-- Task description --
Output the lines from the top of the entries below to the line with "freq_bins = list(range(0, 601))", both included, exactly and without pictures.

-- Raw records --
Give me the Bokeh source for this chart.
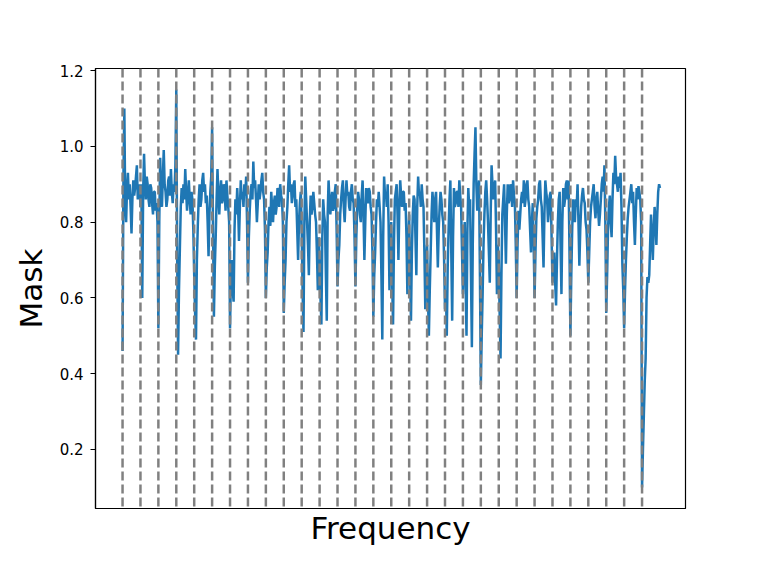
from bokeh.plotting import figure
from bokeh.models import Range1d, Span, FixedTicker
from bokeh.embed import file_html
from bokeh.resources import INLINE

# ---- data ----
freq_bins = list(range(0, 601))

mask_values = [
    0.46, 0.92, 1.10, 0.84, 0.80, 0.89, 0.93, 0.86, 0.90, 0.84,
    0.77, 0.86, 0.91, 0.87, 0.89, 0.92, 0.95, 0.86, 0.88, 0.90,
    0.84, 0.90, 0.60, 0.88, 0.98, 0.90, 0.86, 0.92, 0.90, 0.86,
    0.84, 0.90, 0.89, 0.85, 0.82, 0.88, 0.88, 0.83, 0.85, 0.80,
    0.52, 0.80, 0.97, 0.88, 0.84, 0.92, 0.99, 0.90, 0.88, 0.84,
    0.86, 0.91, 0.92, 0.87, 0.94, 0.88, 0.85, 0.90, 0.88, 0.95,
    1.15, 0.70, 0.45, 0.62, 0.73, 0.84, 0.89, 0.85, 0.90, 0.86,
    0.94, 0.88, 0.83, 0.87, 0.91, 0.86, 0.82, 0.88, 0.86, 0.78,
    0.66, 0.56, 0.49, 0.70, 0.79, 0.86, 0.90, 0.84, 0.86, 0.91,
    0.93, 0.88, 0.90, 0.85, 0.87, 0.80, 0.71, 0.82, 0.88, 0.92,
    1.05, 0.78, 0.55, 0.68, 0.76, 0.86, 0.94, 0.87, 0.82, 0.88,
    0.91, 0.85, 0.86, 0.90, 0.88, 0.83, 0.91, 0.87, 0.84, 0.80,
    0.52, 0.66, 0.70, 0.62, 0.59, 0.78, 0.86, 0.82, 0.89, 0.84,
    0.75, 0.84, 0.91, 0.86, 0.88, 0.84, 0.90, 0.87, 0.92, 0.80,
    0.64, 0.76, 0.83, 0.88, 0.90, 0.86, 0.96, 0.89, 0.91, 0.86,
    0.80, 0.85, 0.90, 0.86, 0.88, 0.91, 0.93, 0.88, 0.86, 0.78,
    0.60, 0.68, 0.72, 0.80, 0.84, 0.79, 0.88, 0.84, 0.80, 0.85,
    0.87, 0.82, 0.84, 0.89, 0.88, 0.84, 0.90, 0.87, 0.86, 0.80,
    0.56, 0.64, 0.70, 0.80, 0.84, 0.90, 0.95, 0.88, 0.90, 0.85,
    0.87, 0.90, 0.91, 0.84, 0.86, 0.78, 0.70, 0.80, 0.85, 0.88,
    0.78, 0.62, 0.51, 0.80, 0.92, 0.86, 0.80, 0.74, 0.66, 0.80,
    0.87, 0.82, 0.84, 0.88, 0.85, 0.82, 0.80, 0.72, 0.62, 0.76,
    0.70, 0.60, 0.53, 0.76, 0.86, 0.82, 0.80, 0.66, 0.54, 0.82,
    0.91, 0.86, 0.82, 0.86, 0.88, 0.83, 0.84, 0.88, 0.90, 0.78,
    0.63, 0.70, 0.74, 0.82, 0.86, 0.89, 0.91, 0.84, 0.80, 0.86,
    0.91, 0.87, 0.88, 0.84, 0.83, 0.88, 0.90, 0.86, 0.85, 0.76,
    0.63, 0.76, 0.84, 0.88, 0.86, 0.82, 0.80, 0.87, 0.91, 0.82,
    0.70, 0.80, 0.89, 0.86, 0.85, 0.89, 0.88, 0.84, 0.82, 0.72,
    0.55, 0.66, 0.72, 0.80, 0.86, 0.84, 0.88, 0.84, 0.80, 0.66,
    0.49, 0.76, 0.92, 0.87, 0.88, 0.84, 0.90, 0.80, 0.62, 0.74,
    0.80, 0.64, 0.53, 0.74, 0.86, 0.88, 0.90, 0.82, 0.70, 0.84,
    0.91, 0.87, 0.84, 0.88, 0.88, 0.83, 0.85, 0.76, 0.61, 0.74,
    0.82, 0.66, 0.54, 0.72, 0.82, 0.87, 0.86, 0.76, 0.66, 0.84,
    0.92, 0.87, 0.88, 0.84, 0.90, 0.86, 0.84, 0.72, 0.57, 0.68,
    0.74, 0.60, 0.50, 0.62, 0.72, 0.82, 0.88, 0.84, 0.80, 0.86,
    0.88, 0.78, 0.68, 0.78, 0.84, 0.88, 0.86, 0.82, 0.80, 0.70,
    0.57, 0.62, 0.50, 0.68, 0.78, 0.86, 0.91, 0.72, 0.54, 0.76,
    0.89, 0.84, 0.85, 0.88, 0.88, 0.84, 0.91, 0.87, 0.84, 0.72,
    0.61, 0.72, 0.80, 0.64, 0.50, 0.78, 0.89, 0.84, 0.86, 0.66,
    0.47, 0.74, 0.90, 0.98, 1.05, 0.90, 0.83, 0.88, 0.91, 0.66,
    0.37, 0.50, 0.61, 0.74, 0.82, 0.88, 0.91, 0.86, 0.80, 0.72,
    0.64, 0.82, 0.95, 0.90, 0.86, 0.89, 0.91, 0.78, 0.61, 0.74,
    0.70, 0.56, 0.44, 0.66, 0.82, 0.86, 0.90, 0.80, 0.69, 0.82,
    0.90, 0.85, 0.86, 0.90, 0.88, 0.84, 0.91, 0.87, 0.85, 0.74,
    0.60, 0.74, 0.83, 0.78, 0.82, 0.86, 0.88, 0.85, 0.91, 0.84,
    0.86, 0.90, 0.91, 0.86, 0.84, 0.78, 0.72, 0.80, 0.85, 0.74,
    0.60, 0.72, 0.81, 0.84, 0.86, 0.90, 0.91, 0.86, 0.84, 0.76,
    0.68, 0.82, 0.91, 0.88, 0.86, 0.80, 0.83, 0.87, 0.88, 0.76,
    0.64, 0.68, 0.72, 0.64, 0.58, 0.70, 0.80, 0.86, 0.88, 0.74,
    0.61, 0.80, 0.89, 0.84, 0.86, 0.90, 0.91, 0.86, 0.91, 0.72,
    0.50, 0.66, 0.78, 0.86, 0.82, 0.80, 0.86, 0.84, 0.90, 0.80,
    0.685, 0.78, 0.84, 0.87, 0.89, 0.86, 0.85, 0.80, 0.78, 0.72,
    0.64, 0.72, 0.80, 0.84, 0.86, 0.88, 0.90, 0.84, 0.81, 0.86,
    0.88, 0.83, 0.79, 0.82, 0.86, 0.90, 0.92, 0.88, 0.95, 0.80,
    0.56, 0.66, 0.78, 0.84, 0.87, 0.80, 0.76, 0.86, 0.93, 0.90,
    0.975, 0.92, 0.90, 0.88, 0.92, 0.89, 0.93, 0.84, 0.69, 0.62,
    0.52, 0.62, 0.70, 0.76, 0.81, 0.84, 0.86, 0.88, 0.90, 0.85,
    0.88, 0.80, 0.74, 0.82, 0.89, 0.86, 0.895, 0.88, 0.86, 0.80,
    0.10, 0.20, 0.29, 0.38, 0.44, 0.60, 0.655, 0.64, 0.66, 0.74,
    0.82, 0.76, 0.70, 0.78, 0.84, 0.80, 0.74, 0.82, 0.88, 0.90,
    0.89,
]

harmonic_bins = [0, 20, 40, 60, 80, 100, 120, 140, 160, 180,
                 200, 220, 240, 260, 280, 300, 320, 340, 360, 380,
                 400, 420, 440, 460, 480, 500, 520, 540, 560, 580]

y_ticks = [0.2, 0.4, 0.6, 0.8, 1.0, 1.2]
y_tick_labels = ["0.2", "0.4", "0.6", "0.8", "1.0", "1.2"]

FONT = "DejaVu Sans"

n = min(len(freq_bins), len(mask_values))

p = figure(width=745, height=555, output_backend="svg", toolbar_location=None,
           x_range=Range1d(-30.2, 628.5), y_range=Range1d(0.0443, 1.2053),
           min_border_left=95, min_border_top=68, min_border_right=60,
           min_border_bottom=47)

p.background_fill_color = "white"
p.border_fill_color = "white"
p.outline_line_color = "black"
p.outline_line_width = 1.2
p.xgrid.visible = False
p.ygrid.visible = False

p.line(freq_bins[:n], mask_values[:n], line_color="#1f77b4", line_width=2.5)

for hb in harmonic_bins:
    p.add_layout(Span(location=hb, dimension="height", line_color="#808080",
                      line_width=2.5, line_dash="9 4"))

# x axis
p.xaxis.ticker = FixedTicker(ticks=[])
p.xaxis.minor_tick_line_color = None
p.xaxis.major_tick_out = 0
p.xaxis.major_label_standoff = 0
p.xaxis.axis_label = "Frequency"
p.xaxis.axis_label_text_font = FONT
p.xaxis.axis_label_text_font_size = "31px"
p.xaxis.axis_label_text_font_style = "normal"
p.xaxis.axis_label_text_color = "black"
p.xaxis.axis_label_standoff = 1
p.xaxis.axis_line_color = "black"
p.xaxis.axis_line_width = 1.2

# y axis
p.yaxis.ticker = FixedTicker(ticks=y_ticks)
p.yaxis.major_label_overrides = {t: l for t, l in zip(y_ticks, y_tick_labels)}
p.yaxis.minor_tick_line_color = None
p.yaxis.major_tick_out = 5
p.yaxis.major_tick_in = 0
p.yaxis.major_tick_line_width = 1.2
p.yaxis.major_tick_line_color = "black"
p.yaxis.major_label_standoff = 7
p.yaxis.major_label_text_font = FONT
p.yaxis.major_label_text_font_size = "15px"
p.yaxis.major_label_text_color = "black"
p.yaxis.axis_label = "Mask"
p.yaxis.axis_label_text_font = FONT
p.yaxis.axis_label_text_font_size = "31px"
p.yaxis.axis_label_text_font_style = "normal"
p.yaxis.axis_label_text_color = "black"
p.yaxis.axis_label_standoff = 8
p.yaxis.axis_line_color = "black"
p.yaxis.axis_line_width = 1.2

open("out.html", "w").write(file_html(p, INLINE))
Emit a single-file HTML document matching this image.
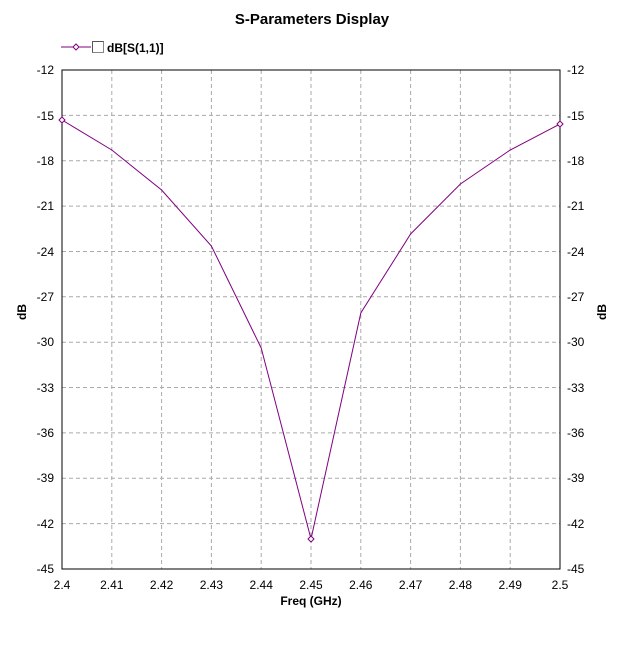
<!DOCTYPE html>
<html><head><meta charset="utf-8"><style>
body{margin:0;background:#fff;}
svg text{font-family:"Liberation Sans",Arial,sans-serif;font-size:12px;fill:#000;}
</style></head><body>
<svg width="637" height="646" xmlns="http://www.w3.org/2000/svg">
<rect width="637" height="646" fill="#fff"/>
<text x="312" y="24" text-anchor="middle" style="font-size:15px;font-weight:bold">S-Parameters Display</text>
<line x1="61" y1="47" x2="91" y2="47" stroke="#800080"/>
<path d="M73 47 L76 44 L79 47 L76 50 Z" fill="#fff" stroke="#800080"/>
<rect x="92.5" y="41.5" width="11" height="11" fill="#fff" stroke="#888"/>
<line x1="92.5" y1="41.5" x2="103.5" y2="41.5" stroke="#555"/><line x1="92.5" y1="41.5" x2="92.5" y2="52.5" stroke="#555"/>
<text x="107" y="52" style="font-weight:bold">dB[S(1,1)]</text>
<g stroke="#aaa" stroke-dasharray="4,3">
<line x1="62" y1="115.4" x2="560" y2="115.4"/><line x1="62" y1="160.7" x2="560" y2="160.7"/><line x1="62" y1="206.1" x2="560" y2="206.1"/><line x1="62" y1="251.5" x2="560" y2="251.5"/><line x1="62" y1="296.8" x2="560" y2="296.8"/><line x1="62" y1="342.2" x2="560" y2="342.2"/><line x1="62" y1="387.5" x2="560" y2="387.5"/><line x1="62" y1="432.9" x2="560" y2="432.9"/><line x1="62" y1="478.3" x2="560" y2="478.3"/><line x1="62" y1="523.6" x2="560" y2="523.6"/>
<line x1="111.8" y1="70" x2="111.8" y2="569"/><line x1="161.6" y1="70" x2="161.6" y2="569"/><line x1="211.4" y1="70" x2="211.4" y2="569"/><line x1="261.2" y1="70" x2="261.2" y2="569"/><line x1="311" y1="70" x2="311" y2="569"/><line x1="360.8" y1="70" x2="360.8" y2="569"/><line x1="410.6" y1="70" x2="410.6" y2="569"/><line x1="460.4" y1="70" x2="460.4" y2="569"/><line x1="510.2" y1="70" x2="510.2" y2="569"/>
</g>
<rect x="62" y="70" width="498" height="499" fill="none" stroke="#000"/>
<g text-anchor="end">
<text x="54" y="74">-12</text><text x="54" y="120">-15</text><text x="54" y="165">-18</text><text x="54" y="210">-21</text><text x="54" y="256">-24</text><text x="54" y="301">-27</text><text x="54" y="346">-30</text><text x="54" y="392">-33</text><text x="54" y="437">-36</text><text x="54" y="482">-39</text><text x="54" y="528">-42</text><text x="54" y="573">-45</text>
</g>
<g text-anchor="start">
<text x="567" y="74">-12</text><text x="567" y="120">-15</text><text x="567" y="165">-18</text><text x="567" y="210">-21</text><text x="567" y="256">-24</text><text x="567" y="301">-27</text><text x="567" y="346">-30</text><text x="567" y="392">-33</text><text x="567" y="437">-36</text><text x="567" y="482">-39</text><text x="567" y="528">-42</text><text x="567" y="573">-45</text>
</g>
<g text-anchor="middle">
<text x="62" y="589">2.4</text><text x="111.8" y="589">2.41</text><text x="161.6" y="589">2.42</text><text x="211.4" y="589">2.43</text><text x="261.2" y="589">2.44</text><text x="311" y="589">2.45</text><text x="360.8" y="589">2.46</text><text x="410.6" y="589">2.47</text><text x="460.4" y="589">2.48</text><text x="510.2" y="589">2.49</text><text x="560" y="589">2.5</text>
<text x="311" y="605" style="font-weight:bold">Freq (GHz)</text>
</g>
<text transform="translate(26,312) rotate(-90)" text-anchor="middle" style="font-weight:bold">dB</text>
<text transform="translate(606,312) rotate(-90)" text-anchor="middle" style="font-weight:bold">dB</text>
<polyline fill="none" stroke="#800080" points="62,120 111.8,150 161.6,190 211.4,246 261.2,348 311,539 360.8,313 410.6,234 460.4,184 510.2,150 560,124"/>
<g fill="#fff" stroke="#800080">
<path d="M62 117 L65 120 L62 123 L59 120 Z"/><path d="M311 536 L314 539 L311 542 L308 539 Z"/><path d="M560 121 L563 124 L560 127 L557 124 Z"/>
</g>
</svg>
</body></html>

-- Completed task --
Give me the Bokeh source for this chart.
from bokeh.plotting import figure
from bokeh.models import Range1d, Span, FixedTicker
from bokeh.embed import file_html
from bokeh.resources import INLINE

# ---- data ----
freq_bins = list(range(0, 601))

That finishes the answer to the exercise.